- Born: 1875 Baton Rouge, Louisiana
- Died: March 24, 1954 (aged 78–79) Hillsdale, Missouri, U.S.
- Occupations: Educator, clubwoman

= Arsania Williams =

American educator (1875–1954)

Arsania M. Williams (January 1875 – March 24, 1954) was an American educator and clubwoman based in St. Louis, Missouri. She taught for over fifty years in segregated schools, and was president of the Missouri State Association of Negro Teachers, the Missouri Association of Colored Women, and the St. Louis Association of Colored Women. She held national leadership roles in the National Association of Colored Women (NACW).

== Early life and education ==
Arsania M. Williams was born in Baton Rouge, Louisiana, the daughter of George Williams and Julia Williams. She was raised in St. Louis, where she graduated from the normal department of Sumner High School, prepared for a career in teaching. As a young teacher, she presented a paper on school discipline at the state teachers' meeting in 1902.

== Career ==
Williams taught for over fifty years in segregated schools, and was honored by the Missouri State Association of Negro Teachers with a distinguished service medal and a banquet in 1940. One of her students was A'Lelia Walker, daughter of Madame C. J. Walker.

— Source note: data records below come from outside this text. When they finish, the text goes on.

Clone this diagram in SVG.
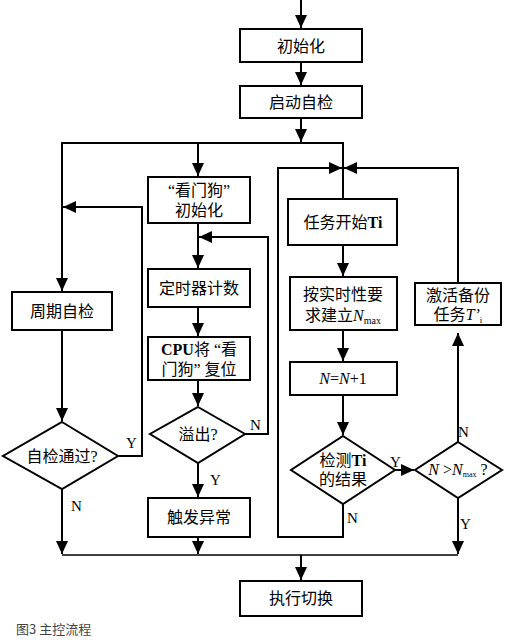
<svg xmlns="http://www.w3.org/2000/svg" width="514" height="643" viewBox="0 0 514 643">
<style>
.box{fill:#fff;stroke:#000;stroke-width:2}
.ln{fill:none;stroke:#000;stroke-width:2}
.t{font-family:"Liberation Serif","Noto Sans CJK SC",serif;font-size:16px;fill:#000;text-anchor:middle}
.lb{font-family:"Liberation Serif",serif;font-size:15px;fill:#000}
.cap{font-family:"Noto Sans CJK SC","Liberation Sans",sans-serif;font-size:13px;fill:#444}
.b{font-weight:bold}
</style>
<defs>
<marker id="ah" markerUnits="userSpaceOnUse" markerWidth="13" markerHeight="12" refX="13" refY="6" orient="auto">
<path d="M0,0 L13,6 L0,12 Z" fill="#000"/>
</marker>
</defs>
<rect width="514" height="643" fill="#fff"/>
<g id="connectors">
<line class="ln" x1="301" y1="0" x2="301" y2="28" marker-end="url(#ah)"/>
<line class="ln" x1="301" y1="62" x2="301" y2="85" marker-end="url(#ah)"/>
<line class="ln" x1="301" y1="118" x2="301" y2="142" marker-end="url(#ah)"/>
<polyline class="ln" points="62,292 62,143 343,143 343,199"/>
<line class="ln" x1="62" y1="270" x2="62" y2="291" marker-end="url(#ah)"/>
<line class="ln" x1="198" y1="143" x2="198" y2="176" marker-end="url(#ah)"/>
<polyline class="ln" points="118,456 142,456 142,207 63,207" marker-end="url(#ah)"/>
<line class="ln" x1="62" y1="330" x2="62" y2="421" marker-end="url(#ah)"/>
<line class="ln" x1="62" y1="489" x2="62" y2="554" marker-end="url(#ah)"/>
<line class="ln" x1="198" y1="223" x2="198" y2="268" marker-end="url(#ah)"/>
<polyline class="ln" points="245,434 268,434 268,237 199,237" marker-end="url(#ah)"/>
<line class="ln" x1="198" y1="307" x2="198" y2="336" marker-end="url(#ah)"/>
<line class="ln" x1="198" y1="380" x2="198" y2="406" marker-end="url(#ah)"/>
<line class="ln" x1="198" y1="463" x2="198" y2="497" marker-end="url(#ah)"/>
<line class="ln" x1="198" y1="537" x2="198" y2="554" marker-end="url(#ah)"/>
<line x1="62" y1="555" x2="458" y2="555" stroke="#000" stroke-width="1.5"/>
<line class="ln" x1="301" y1="555" x2="301" y2="580" marker-end="url(#ah)"/>
<line class="ln" x1="343" y1="245" x2="343" y2="276" marker-end="url(#ah)"/>
<line class="ln" x1="343" y1="330" x2="343" y2="361" marker-end="url(#ah)"/>
<line class="ln" x1="343" y1="395" x2="343" y2="435" marker-end="url(#ah)"/>
<polyline class="ln" points="343,504 343,537 278,537 278,168 342,168" marker-end="url(#ah)"/>
<line class="ln" x1="395" y1="470" x2="414" y2="470" marker-end="url(#ah)"/>
<line class="ln" x1="458" y1="442" x2="458" y2="333" marker-end="url(#ah)"/>
<polyline class="ln" points="458,283 458,168 344,168" marker-end="url(#ah)"/>
<line class="ln" x1="458" y1="498" x2="458" y2="554" marker-end="url(#ah)"/>
<text class="lb" x="126" y="448">Y</text>
<text class="lb" x="71" y="511">N</text>
<text class="lb" x="250" y="430">N</text>
<text class="lb" x="210" y="485">Y</text>
<text class="lb" x="390" y="467">Y</text>
<text class="lb" x="347" y="523">N</text>
<text class="lb" x="458" y="437">N</text>
<text class="lb" x="460" y="529">Y</text>
</g>
<g id="init"><rect class="box" x="240" y="29" width="122" height="33"/><text class="t" x="301" y="52">初始化</text></g>
<g id="selfcheck"><rect class="box" x="240" y="86" width="122" height="32"/><text class="t" x="301" y="108">启动自检</text></g>
<g id="wdinit"><rect class="box" x="148" y="177" width="102" height="46"/><text class="t" x="199" y="196">“看门狗”</text><text class="t" x="199" y="216">初始化</text></g>
<g id="periodic"><rect class="box" x="12" y="292" width="100" height="38"/><text class="t" x="62" y="317">周期自检</text></g>
<g id="pass"><polygon class="box" points="62,422 118,456 62,489 3,456"/><text class="t" x="62" y="462">自检通过?</text></g>
<g id="timer"><rect class="box" x="148" y="269" width="102" height="38" stroke-width="2.5"/><text class="t" x="199" y="294">定时器计数</text></g>
<g id="cpu"><rect class="box" x="148" y="337" width="102" height="43" stroke-width="2.5"/><text class="t" x="199" y="355"><tspan class="b">CPU</tspan>将 “看</text><text class="t" x="199" y="375">门狗” 复位</text></g>
<g id="overflow"><polygon class="box" points="198,407 245,434 198,463 150,434"/><text class="t" x="198" y="440">溢出?</text></g>
<g id="exception"><rect class="box" x="148" y="498" width="102" height="39" stroke-width="2.5"/><text class="t" x="199" y="523">触发异常</text></g>
<g id="switch"><rect class="box" x="240" y="581" width="122" height="35"/><text class="t" x="301" y="604">执行切换</text></g>
<g id="taskstart"><rect class="box" x="288" y="199" width="109" height="46"/><text class="t" x="343" y="228">任务开始<tspan class="b">Ti</tspan></text></g>
<g id="nmax"><rect class="box" x="290" y="277" width="107" height="53"/><text class="t" x="343" y="300">按实时性要</text><text class="t" x="343" y="321">求建立<tspan font-style="italic">N</tspan><tspan font-size="10" dy="3">max</tspan></text></g>
<g id="inc"><rect class="box" x="290" y="362" width="107" height="33"/><text class="t" x="343" y="384"><tspan font-style="italic">N</tspan>=<tspan font-style="italic">N</tspan>+1</text></g>
<g id="detect"><polygon class="box" points="343,436 395,470 343,504 291,470"/><text class="t" x="343" y="466">检测<tspan class="b">Ti</tspan></text><text class="t" x="343" y="485">的结果</text></g>
<g id="compare"><polygon class="box" points="458,442 502,470 458,498 415,470"/><text class="t" x="458" y="475" font-size="14"><tspan font-style="italic">N</tspan> &gt;<tspan font-style="italic">N</tspan><tspan font-size="8" dy="2">max</tspan><tspan dy="-2"> ?</tspan></text></g>
<g id="backup"><rect class="box" x="415" y="283" width="86" height="42"/><text class="t" x="458" y="301">激活备份</text><text class="t" x="458" y="320">任务<tspan font-style="italic">T’</tspan><tspan font-size="9" dy="3">i</tspan></text></g>
<text class="cap" x="16" y="634">图3 主控流程</text>
</svg>
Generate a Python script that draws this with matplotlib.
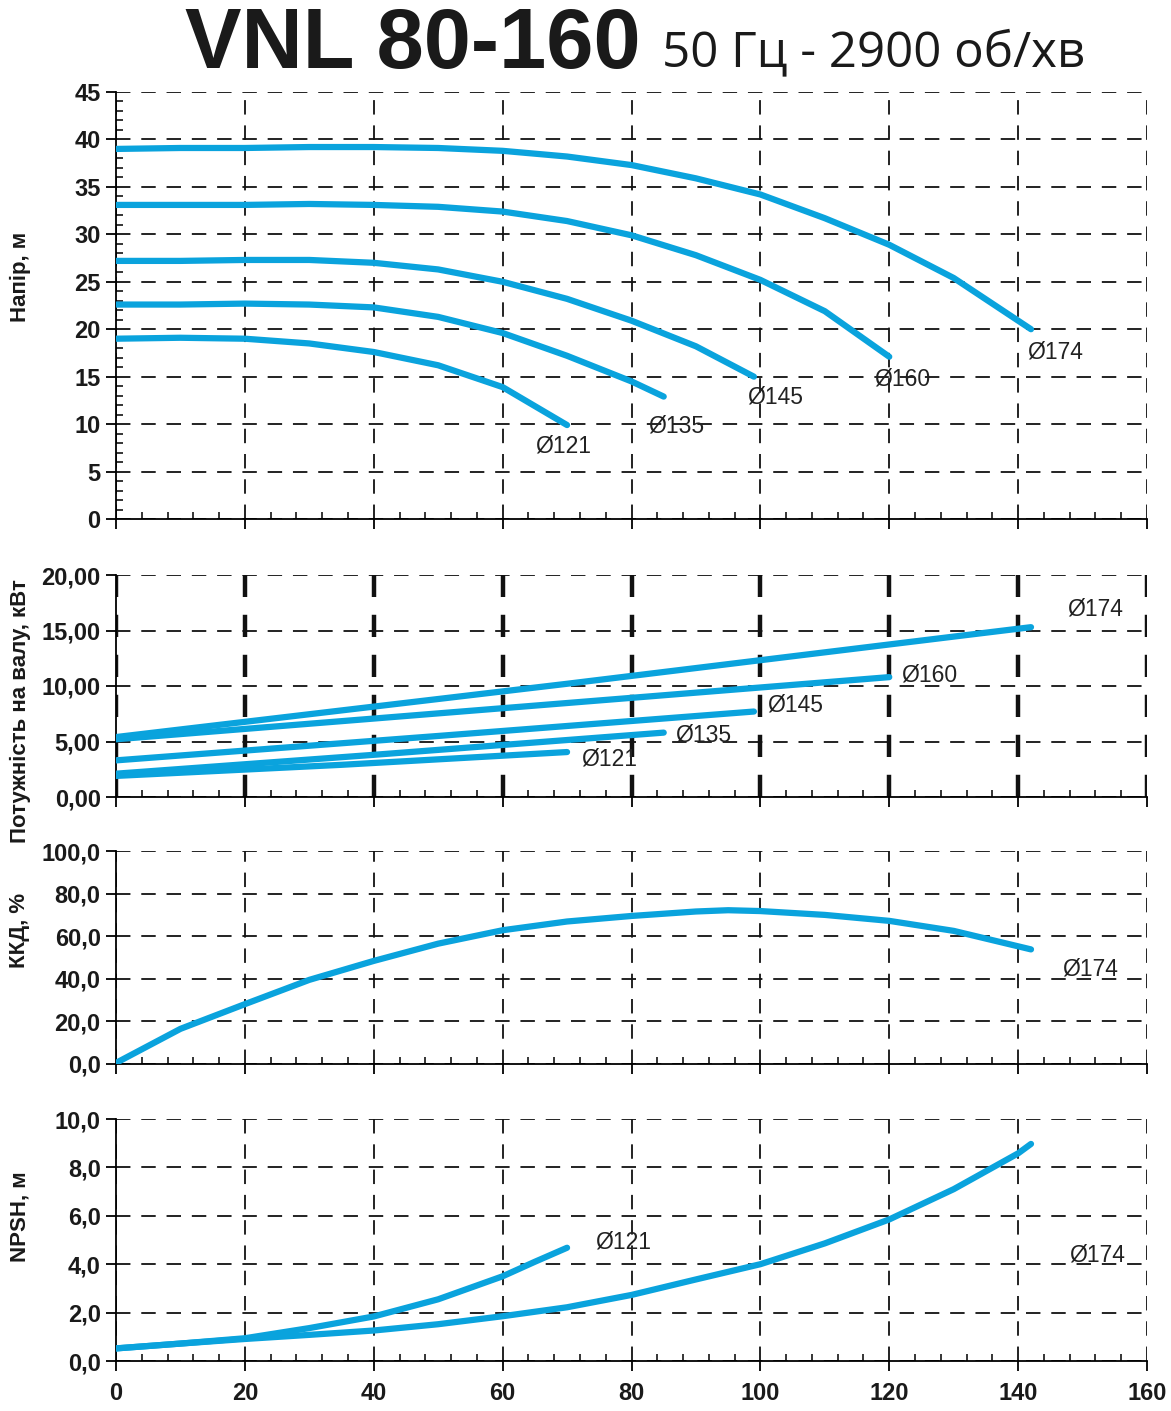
import matplotlib.pyplot as plt
from matplotlib.ticker import MultipleLocator, FuncFormatter

# ---------------- data ----------------
# head curves, m
h174_q = [0, 10, 20, 30, 40, 50, 60, 70, 80, 90, 100, 110, 120, 130, 142]
h174_h = [39.0, 39.1, 39.1, 39.2, 39.2, 39.1, 38.8, 38.2, 37.3, 35.9, 34.2, 31.7, 28.9, 25.4, 20.0]
h160_q = [0, 10, 20, 30, 40, 50, 60, 70, 80, 90, 100, 110, 120]
h160_h = [33.1, 33.1, 33.1, 33.2, 33.1, 32.9, 32.4, 31.4, 29.9, 27.8, 25.2, 21.9, 17.1]
h145_q = [0, 10, 20, 30, 40, 50, 60, 70, 80, 90, 99]
h145_h = [27.2, 27.2, 27.3, 27.3, 27.0, 26.3, 25.0, 23.2, 20.9, 18.2, 15.0]
h135_q = [0, 10, 20, 30, 40, 50, 60, 70, 80, 85]
h135_h = [22.6, 22.6, 22.7, 22.6, 22.3, 21.3, 19.6, 17.2, 14.5, 12.9]
h121_q = [0, 10, 20, 30, 40, 50, 60, 70]
h121_h = [19.0, 19.1, 19.0, 18.5, 17.6, 16.2, 13.9, 9.9]

# shaft power, kW
p174_q = [0, 70, 142]
p174_p = [5.4, 10.2, 15.3]
p160_q = [0, 60, 120]
p160_p = [5.2, 8.0, 10.8]
p145_q = [0, 50, 99]
p145_p = [3.3, 5.5, 7.7]
p135_q = [0, 40, 85]
p135_p = [2.1, 3.8, 5.8]
p121_q = [0, 35, 70]
p121_p = [1.9, 2.9, 4.05]

# efficiency, %
e174_q = [0, 10, 20, 30, 40, 50, 60, 70, 80, 90, 95, 100, 110, 120, 130, 142]
e174_e = [0.5, 16.5, 28.1, 39.5, 48.4, 56.5, 62.8, 66.9, 69.5, 71.6, 72.2, 71.8, 70.0, 67.2, 62.5, 53.8]

# NPSH, m
n174_q = [0, 10, 20, 30, 40, 50, 60, 70, 80, 90, 100, 110, 120, 130, 140, 142]
n174_n = [0.52, 0.72, 0.91, 1.08, 1.26, 1.52, 1.85, 2.22, 2.73, 3.37, 4.0, 4.86, 5.85, 7.1, 8.58, 8.97]
n121_q = [0, 10, 20, 30, 40, 50, 60, 65, 70]
n121_n = [0.52, 0.72, 0.94, 1.36, 1.84, 2.55, 3.5, 4.1, 4.68]

BLUE = '#0aa3dd'
W, H = 1171, 1411

fig = plt.figure(figsize=(W / 100, H / 100), dpi=100)
plt.rcParams['font.family'] = ['Liberation Sans', 'DejaVu Sans']


def px_axes(top, bottom, left=116, right=1147):
    return fig.add_axes([left / W, 1 - bottom / H, (right - left) / W, (bottom - top) / H])


def style(ax, ymax, ystep, yminor, fmt, xlabels=False, bold_v=False):
    ax.set_xlim(0, 160)
    ax.set_ylim(0, ymax)
    ax.xaxis.set_major_locator(MultipleLocator(20))
    ax.xaxis.set_minor_locator(MultipleLocator(4))
    ax.yaxis.set_major_locator(MultipleLocator(ystep))
    if yminor:
        ax.yaxis.set_minor_locator(MultipleLocator(yminor))
    ax.yaxis.set_major_formatter(FuncFormatter(lambda v, p: fmt.format(v).replace('.', ',')))
    ax.xaxis.set_major_formatter(FuncFormatter(lambda v, p: '%d' % v))
    for s in ['top', 'right']:
        ax.spines[s].set_visible(False)
    for s in ['left', 'bottom']:
        ax.spines[s].set_linewidth(1.3)
    ax.tick_params(which='major', direction='out', length=7, width=1.3,
                   labelsize=17, pad=4)
    ax.tick_params(which='minor', direction='in', length=5, width=1.1)
    ax.tick_params(axis='x', labelbottom=xlabels, pad=8)
    for lbl in ax.get_xticklabels() + ax.get_yticklabels():
        lbl.set_fontweight('bold')
        lbl.set_color('#1a1a1a')
    ax.grid(True, axis='y', which='major', color='#111111', lw=1.3, dashes=(8, 6))
    if bold_v:
        ax.grid(True, axis='x', which='major', color='#111111', lw=3.2, dashes=(5, 4))
    else:
        ax.grid(True, axis='x', which='major', color='#111111', lw=1.3, dashes=(8, 6))
    ax.set_axisbelow(True)


def curve(ax, x, y):
    ax.plot(x, y, color=BLUE, lw=4.5, solid_capstyle='round', solid_joinstyle='round', zorder=3)


lab = dict(fontsize=16.5, color='#222222', ha='center', va='center')

# ---- panel 1: head ----
ax1 = px_axes(92, 519)
style(ax1, 45, 5, 1, '{:.0f}')
for q, h in [(h174_q, h174_h), (h160_q, h160_h), (h145_q, h145_h), (h135_q, h135_h), (h121_q, h121_h)]:
    curve(ax1, q, h)
ax1.text(145.8, 17.6, 'Ø174', **lab)
ax1.text(122.0, 14.8, 'Ø160', **lab)
ax1.text(102.3, 12.9, 'Ø145', **lab)
ax1.text(86.9, 9.8, 'Ø135', **lab)
ax1.text(69.4, 7.7, 'Ø121', **lab)

# ---- panel 2: power ----
ax2 = px_axes(575, 797)
style(ax2, 20, 5, None, '{:.2f}', bold_v=True)
for q, p in [(p174_q, p174_p), (p160_q, p160_p), (p145_q, p145_p), (p135_q, p135_p), (p121_q, p121_p)]:
    curve(ax2, q, p)
ax2.text(152.0, 16.9, 'Ø174', **lab)
ax2.text(126.2, 11.0, 'Ø160', **lab)
ax2.text(105.4, 8.3, 'Ø145', **lab)
ax2.text(91.1, 5.6, 'Ø135', **lab)
ax2.text(76.6, 3.4, 'Ø121', **lab)

# ---- panel 3: efficiency ----
ax3 = px_axes(851, 1064)
style(ax3, 100, 20, None, '{:.1f}')
curve(ax3, e174_q, e174_e)
ax3.text(151.2, 44.5, 'Ø174', **lab)

# ---- panel 4: NPSH ----
ax4 = px_axes(1119, 1361)
style(ax4, 10, 2, None, '{:.1f}', xlabels=True)
curve(ax4, n174_q, n174_n)
curve(ax4, n121_q, n121_n)
ax4.text(78.7, 4.9, 'Ø121', **lab)
ax4.text(152.3, 4.4, 'Ø174', **lab)

# ---- y labels ----
ylab = dict(rotation=90, ha='center', va='center', fontsize=16, fontweight='bold', color='#1a1a1a')
fig.text(20 / W, 1 - 277 / H, 'Напір, м', **ylab)
fig.text(20 / W, 1 - 711 / H, 'Потужність на валу, кВт', **ylab)
fig.text(20 / W, 1 - 930 / H, 'ККД, %', **ylab)
fig.text(20 / W, 1 - 1217 / H, 'NPSH, м', **ylab)

# ---- title ----
fig.text(185 / W, 1 - 68 / H, 'VNL 80-160', fontsize=61, fontweight='bold',
         color='#1a1a1a', ha='left', va='baseline')
fig.text(662 / W, 1 - 66 / H, '50 Гц - 2900 об/хв', fontsize=35.5, family=['Open Sans', 'DejaVu Sans'],
         color='#1a1a1a', ha='left', va='baseline')

fig.savefig('out.png', dpi=100)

In 1904, Williams served on the committee for the proposed Negro Day event at the Louisiana Purchase Exposition in St. Louis. She was first president of the Wheatley Branch of the YWCA in St. Louis, and in that capacity welcomed W. E. B. Du Bois during his visit to the city in 1913. In 1922, she organized the St. Louis Standard Leadership Training School, for Sunday School teachers and other churchworkers. In 1929, she chaired a panel at the annual meeting of the Association for the Study of Negro Life, featuring Carter G. Woodson, Sallie Wyatt Stewart, and Myrtle Foster Cook.

Williams was president of the Missouri State Association of Negro Teachers, the Missouri Association of Colored Women, and the St. Louis Association of Colored Women. On the national level, she held several executive positions with the National Association of Colored Women (NACW), including vice-president, and program chair for the organization's 50th anniversary celebration in 1946.

== Personal life ==
Williams died in 1954, aged 79 years, at a hospital in Hillsdale, Missouri.